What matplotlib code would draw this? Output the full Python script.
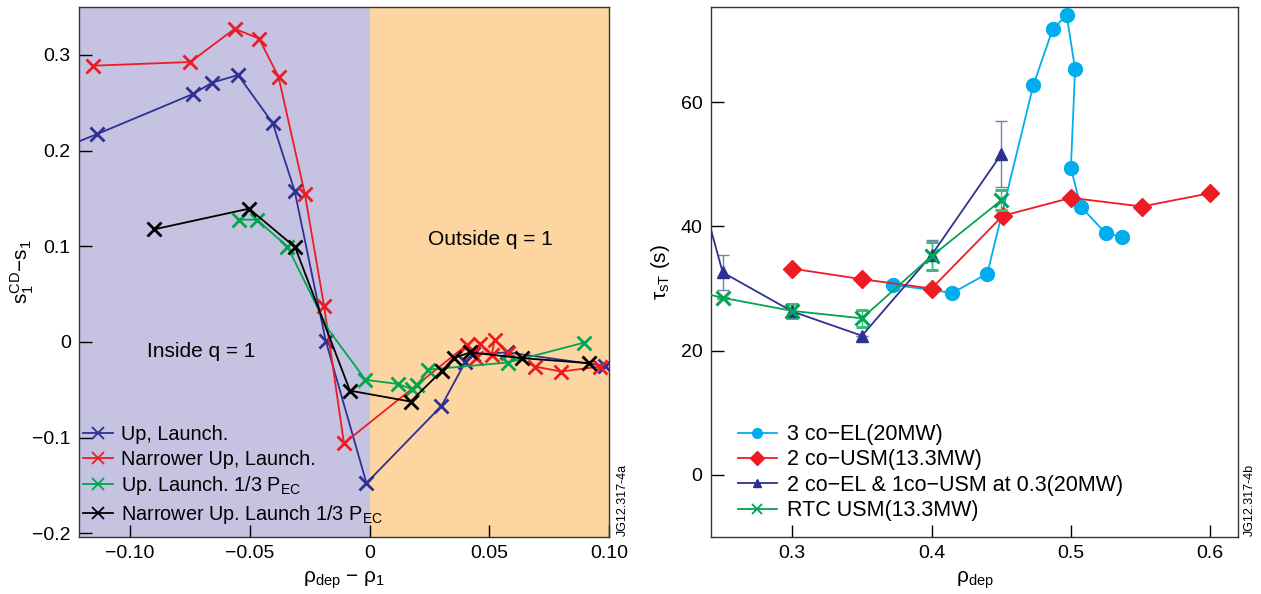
import numpy as np
import matplotlib
matplotlib.use("Agg")
import matplotlib.pyplot as plt
from matplotlib.lines import Line2D

plt.rcParams["font.family"] = ["Liberation Sans", "DejaVu Sans"]
plt.rcParams["mathtext.fontset"] = "custom"
plt.rcParams["mathtext.rm"] = "Liberation Sans"
plt.rcParams["mathtext.it"] = "Liberation Sans"
plt.rcParams["mathtext.default"] = "regular"

# ---- left panel data: s1^CD - s1 vs rho_dep - rho_1 ----
up_x = [-0.125, -0.114, -0.0739, -0.0658, -0.0549, -0.0404, -0.0313, -0.0183, -0.0013,
        0.030, 0.040, 0.043, 0.0574, 0.0983]
up_y = [0.206, 0.217, 0.259, 0.271, 0.279, 0.2285, 0.158, 0.001, -0.1477,
        -0.067, -0.021, -0.013, -0.011, -0.025]

narrow_x = [-0.1153, -0.0749, -0.0563, -0.0461, -0.038, -0.027, -0.019, -0.0107,
            0.0407, 0.0446, 0.0462, 0.051, 0.0522, 0.058, 0.069, 0.080, 0.0963]
narrow_y = [0.2888, 0.2926, 0.3274, 0.317, 0.277, 0.1543, 0.0376, -0.106,
            -0.003, -0.017, -0.002, -0.0136, 0.002, -0.012, -0.0258, -0.031, -0.0258]

third_x = [-0.0544, -0.0471, -0.0343, -0.0171, -0.0017, 0.0118, 0.0178, 0.0199, 0.0245,
           0.0577, 0.0897]
third_y = [0.1278, 0.1278, 0.0996, 0.0125, -0.0397, -0.044, -0.0494, -0.045, -0.029,
           -0.0216, -0.0007]

narrow_third_x = [-0.0899, -0.0503, -0.0311, -0.0082, 0.0171, 0.0303, 0.0351, 0.042,
                  0.0636, 0.0918]
narrow_third_y = [0.1177, 0.1393, 0.099, -0.051, -0.0624, -0.030, -0.017, -0.011,
                  -0.017, -0.0223]

# ---- right panel data: tau_sT vs rho_dep ----
el_x = [0.372, 0.415, 0.440, 0.473, 0.487, 0.497, 0.503, 0.500, 0.507, 0.525, 0.537]
el_y = [30.6, 29.3, 32.4, 62.7, 71.8, 74.0, 65.3, 49.4, 43.2, 38.9, 38.3]

usm_x = [0.300, 0.350, 0.400, 0.451, 0.500, 0.551, 0.600]
usm_y = [33.2, 31.5, 30.0, 41.7, 44.6, 43.2, 45.35]

mix_x = [0.235, 0.250, 0.300, 0.350, 0.400, 0.450]
mix_y = [44.9, 32.6, 26.3, 22.4, 35.4, 51.6]
mix_err = [0, 2.8, 1.0, 0, 2.4, 5.3]

rtc_x = [0.230, 0.250, 0.300, 0.350, 0.400, 0.450]
rtc_y = [29.6, 28.5, 26.4, 25.2, 35.2, 44.2]
rtc_err = [0, 0, 1.1, 1.4, 2.3, 1.6]

BLUE = "#2e3192"
RED = "#ed1c24"
GREEN = "#00a651"
CYAN = "#00aeef"
LAV = "#c5c3e1"
ORANGE = "#fdd5a0"
M = "\u2212"

fig = plt.figure(figsize=(12.61, 5.94), dpi=100)
ax1 = fig.add_axes([0.0627, 0.096, 0.4203, 0.892])
ax2 = fig.add_axes([0.5638, 0.096, 0.4180, 0.892])

# left panel
xlo, xhi = -0.1213, 0.100
ax1.axvspan(xlo, 0, color=LAV, lw=0, zorder=0)
ax1.axvspan(0, xhi, color=ORANGE, lw=0, zorder=0)

kw = dict(marker="x", ms=10, mew=2, lw=1.3)
ax1.plot(up_x, up_y, color=BLUE, label="Up, Launch.", **kw)
ax1.plot(narrow_x, narrow_y, color=RED, label="Narrower Up, Launch.", **kw)
ax1.plot(third_x, third_y, color=GREEN, label="Up. Launch. 1/3 P$_{EC}$",
         markevery=[0, 1, 2, 4, 5, 6, 7, 8, 9, 10], **kw)
ax1.plot(narrow_third_x, narrow_third_y, color="black",
         label="Narrower Up. Launch 1/3 P$_{EC}$", **kw)

ax1.set_xlim(xlo, xhi)
ax1.set_ylim(-0.204, 0.35)
ax1.set_xticks([-0.10, -0.05, 0, 0.05, 0.10])
ax1.set_xticklabels([M + "0.10", M + "0.05", "0", "0.05", "0.10"])
ax1.set_yticks([-0.2, -0.1, 0, 0.1, 0.2, 0.3])
ax1.set_yticklabels([M + "0.2", M + "0.1", "0", "0.1", "0.2", "0.3"])
ax1.set_xlabel("\u03c1$_{dep}$ " + M + " \u03c1$_1$", fontsize=15, labelpad=5)
ax1.set_ylabel("s$_1^{CD}$" + M + "s$_1$", fontsize=15, labelpad=-3)
ax1.text(-0.0704, -0.0104, "Inside q = 1", fontsize=15, ha="center", va="center")
ax1.text(0.0504, 0.1066, "Outside q = 1", fontsize=15, ha="center", va="center")
leg1 = ax1.legend(loc="upper left", bbox_to_anchor=(0.008, 0.211), frameon=False,
                  fontsize=14.3, handlelength=1.5, handletextpad=0.4, labelspacing=0.28,
                  borderaxespad=0, borderpad=0)
for h in leg1.legend_handles:
    h.set_markersize(8)
    h.set_markeredgewidth(1.3)
fig.text(0.4895, 0.098, "JG12.317-4a", rotation=90, fontsize=9, ha="left", va="bottom")

# right panel
ebkw = dict(capsize=4, elinewidth=1.0, capthick=1.0)
ax2.plot(el_x, el_y, color=CYAN, marker="o", ms=10, lw=1.3, zorder=3)
ax2.plot(usm_x, usm_y, color=RED, marker="D", ms=9, lw=1.3, zorder=3)
ax2.errorbar(mix_x, mix_y, yerr=mix_err, color=BLUE, ecolor="#7a7cb8", marker="^", ms=9,
             lw=1.3, zorder=4, **ebkw)
ax2.errorbar(rtc_x, rtc_y, yerr=rtc_err, color=GREEN, ecolor="#3dbb78", marker="x", ms=10,
             mew=2.2, lw=1.3, zorder=4, **ebkw)
ax2.set_xlim(0.2416, 0.620)
ax2.set_ylim(-10, 75.3)
ax2.set_xticks([0.3, 0.4, 0.5, 0.6])
ax2.set_yticks([0, 20, 40, 60])
ax2.set_xlabel("\u03c1$_{dep}$", fontsize=15, labelpad=5)
ax2.set_ylabel("\u03c4$_{sT}$ (s)", fontsize=15, labelpad=6)

handles = [
    Line2D([], [], color=CYAN, marker="o", ms=7, lw=1.3),
    Line2D([], [], color=RED, marker="D", ms=7, lw=1.3),
    Line2D([], [], color=BLUE, marker="^", ms=6, lw=1.3),
    Line2D([], [], color=GREEN, marker="x", ms=7, mew=1.3, lw=1.3),
]
labels = ["3 co" + M + "EL(20MW)", "2 co" + M + "USM(13.3MW)",
          "2 co" + M + "EL & 1co" + M + "USM at 0.3(20MW)", "RTC USM(13.3MW)"]
ax2.legend(handles, labels, loc="upper left", bbox_to_anchor=(0.051, 0.213),
           frameon=False, fontsize=15.5, handlelength=1.8, handletextpad=0.5,
           labelspacing=0.2, borderaxespad=0, borderpad=0)
fig.text(0.9865, 0.098, "JG12.317-4b", rotation=90, fontsize=9, ha="left", va="bottom")

for ax in (ax1, ax2):
    ax.tick_params(direction="in", length=9, width=1, labelsize=14, top=False, right=False,
                   pad=6)
    for s in ax.spines.values():
        s.set_color("#333333")
        s.set_linewidth(1.0)

fig.savefig("out.png", dpi=100)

Directive:
Extract every line that has the string "matplotlib" in it.

Task response:
What matplotlib code would draw this? Output the full Python script.
import matplotlib
matplotlib.use("Agg")
import matplotlib.pyplot as plt
from matplotlib.lines import Line2D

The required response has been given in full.